Before the pandemic: Work in the imperialist core, toiling in the periphery

The title is formulated as a comment to Michael Roberts “Work or toil in the pandemic” as that was what gave me the impulse to this research.
Thanks to the Penn-data it’s possible to describe the changes in working hours per worker and per inhabitant in most of the world. At least back to the 1980-ies. Some countries all the way to 1950. The most important widening compared to the OECD statistics is the inclusion of China. Thanks to those data the periphery outside the imperialist core can be described and the economic whole world-system of globalized capitalism can be studied. Not in detail as the data for smaller countries in the periphery still is missing, but as a big picture.
I begin as I did with the OECD-statistics by drawing a diagram from all the available data.

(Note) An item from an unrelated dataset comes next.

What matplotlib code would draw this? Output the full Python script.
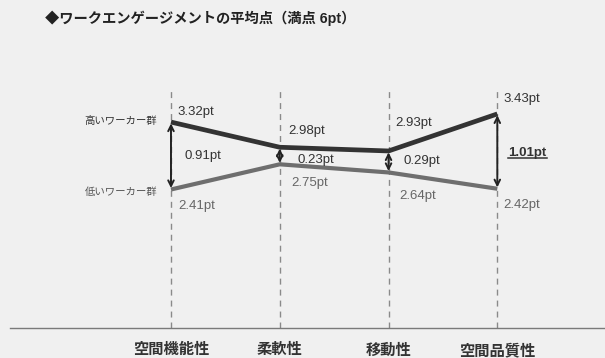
import matplotlib.pyplot as plt
from matplotlib.lines import Line2D
import numpy as np

plt.rcParams['font.family'] = ['Liberation Sans', 'Noto Sans CJK JP', 'DejaVu Sans']

title = "◆ワークエンゲージメントの平均点（満点 6pt）"
categories = ["空間機能性", "柔軟性", "移動性", "空間品質性"]
group_labels = ["高いワーカー群", "低いワーカー群"]
high_scores = [3.32, 2.98, 2.93, 3.43]
low_scores = [2.41, 2.75, 2.64, 2.42]

# label offsets in points (dx, dy) for each value label
high_offsets = [(5, 7.5), (6.5, 11.5), (5, 20), (4.3, 10.8)]
low_offsets = [(5, -12), (8.6, -13.5), (8, -17), (4.3, -12)]
diff_offsets = [(10, 0), (13, -3), (11, 0.5), (8, -1)]

bg = '#f0f0f0'
fig = plt.figure(figsize=(6.05, 3.58), dpi=100, facecolor=bg)
ax = fig.add_axes([10 / 605, 1 - 328 / 358, 1 - 10 / 605, 240 / 358])
ax.set_facecolor(bg)

x = np.arange(len(categories))
ax.set_xlim(-1.48, 3.99)
ax.set_ylim(0.54, 3.78)

for xi in x:
    ax.axvline(xi, color='#8a8a8a', lw=1, dashes=(4.3, 3.6), zorder=1)

ax.plot(x, low_scores, color='#6e6e6e', lw=3.0, solid_capstyle='butt', zorder=3)
ax.plot(x, high_scores, color='#333333', lw=3.4, solid_capstyle='butt', zorder=3)

# gap arrows
for xi, h, l in zip(x, high_scores, low_scores):
    ax.annotate('', xy=(xi, l), xytext=(xi, h),
                arrowprops=dict(arrowstyle='<->', color='#222222', lw=1.4,
                                shrinkA=1, shrinkB=1, mutation_scale=10), zorder=4)

for xi, v, (dx, dy) in zip(x, high_scores, high_offsets):
    ax.annotate(f"{v:.2f}pt", (xi, v), xytext=(dx, dy), textcoords='offset points',
                ha='left', va='center', fontsize=9.5, color='#333333')
for xi, v, (dx, dy) in zip(x, low_scores, low_offsets):
    ax.annotate(f"{v:.2f}pt", (xi, v), xytext=(dx, dy), textcoords='offset points',
                ha='left', va='center', fontsize=9.5, color='#666666')

gap_texts = []
for i, (xi, h, l, (dx, dy)) in enumerate(zip(x, high_scores, low_scores, diff_offsets)):
    last = i == len(x) - 1
    t = ax.annotate(f"{h - l:.2f}pt", (xi, (h + l) / 2), xytext=(dx, dy),
                    textcoords='offset points', ha='left', va='center', fontsize=9.5,
                    color='#333333', fontweight='bold' if last else 'normal')
    gap_texts.append(t)

ax.annotate(group_labels[0], (x[0], high_scores[0]), xytext=(-10, 1), textcoords='offset points',
            ha='right', va='center', fontsize=7.5, color='#333333')
ax.annotate(group_labels[1], (x[0], low_scores[0]), xytext=(-10, -1.5), textcoords='offset points',
            ha='right', va='center', fontsize=7.5, color='#555555')

ax.set_xticks(x, categories)
ax.tick_params(axis='x', length=0, pad=11, labelsize=11, labelcolor='#333333')
for lbl in ax.get_xticklabels():
    lbl.set_fontweight('bold')
ax.set_yticks([])
for side in ['top', 'right', 'left']:
    ax.spines[side].set_visible(False)
ax.spines['bottom'].set_color('#7a7a7a')
ax.spines['bottom'].set_linewidth(1)

fig.text(45 / 605, 1 - 18 / 358, title, ha='left', va='center', fontsize=10.3,
         fontweight='bold', color='#222222')

# underline the biggest gap label
fig.canvas.draw()
bb = gap_texts[-1].get_window_extent(fig.canvas.get_renderer())
inv = fig.transFigure.inverted()
(x0, y0), (x1, _) = inv.transform([(bb.x0, bb.y0 + 1), (bb.x1, bb.y0)])
fig.add_artist(Line2D([x0, x1], [y0, y0], transform=fig.transFigure, color='#333333', lw=1.1))

fig.savefig('out.png', dpi=100, facecolor=bg)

I think this diagram gets more reliable towards the end, as more countries have data and the methods for collecting data gets more and more standardized. Maybe. But on the other hand there is nowadays a declared economic war going on, and statistics is a comparably cheap and efficient weapon.
Anyway, the general direction of the world economy since about 1990 is towards longer hours for employed and growing cost of living for the populations. The opposite direction to the so called golden age 1950 to 1970.

“Divided World Divided Class”
When I divide the country data along the lines that Samir Amin and many others use, on the one hand the Triad, USA Europe and Japan (plus the white colonies and other enclaves) and on the other hand all the others, the periphery, a clear pattern appears.

Convergent – divergent
It might have looked as the capitalistic core and the periphery was getting closer between 1969 and 1979. But it was only the beginning of a development in crossing directions. The core countries are zig zagging towards shorter hours and have about the same cost of living on average, even if as we know the distribution between rich and poor has become more uneven. In the periphery the working hours have been kept about the same but the cost of living has grown continuously. Until the crisis in the beginning in the beginning of the 1990-ies when the hours at work also started to grow longer.


More countries
When we compare the partitioned data with the total sum in the first diagram, we can see how the changes in the periphery makes more impression on the total in the later years. Even though the difference between the parts gets bigger. This is of cause an effect of the adding of data from more countries from the periphery and these countries having lager populations.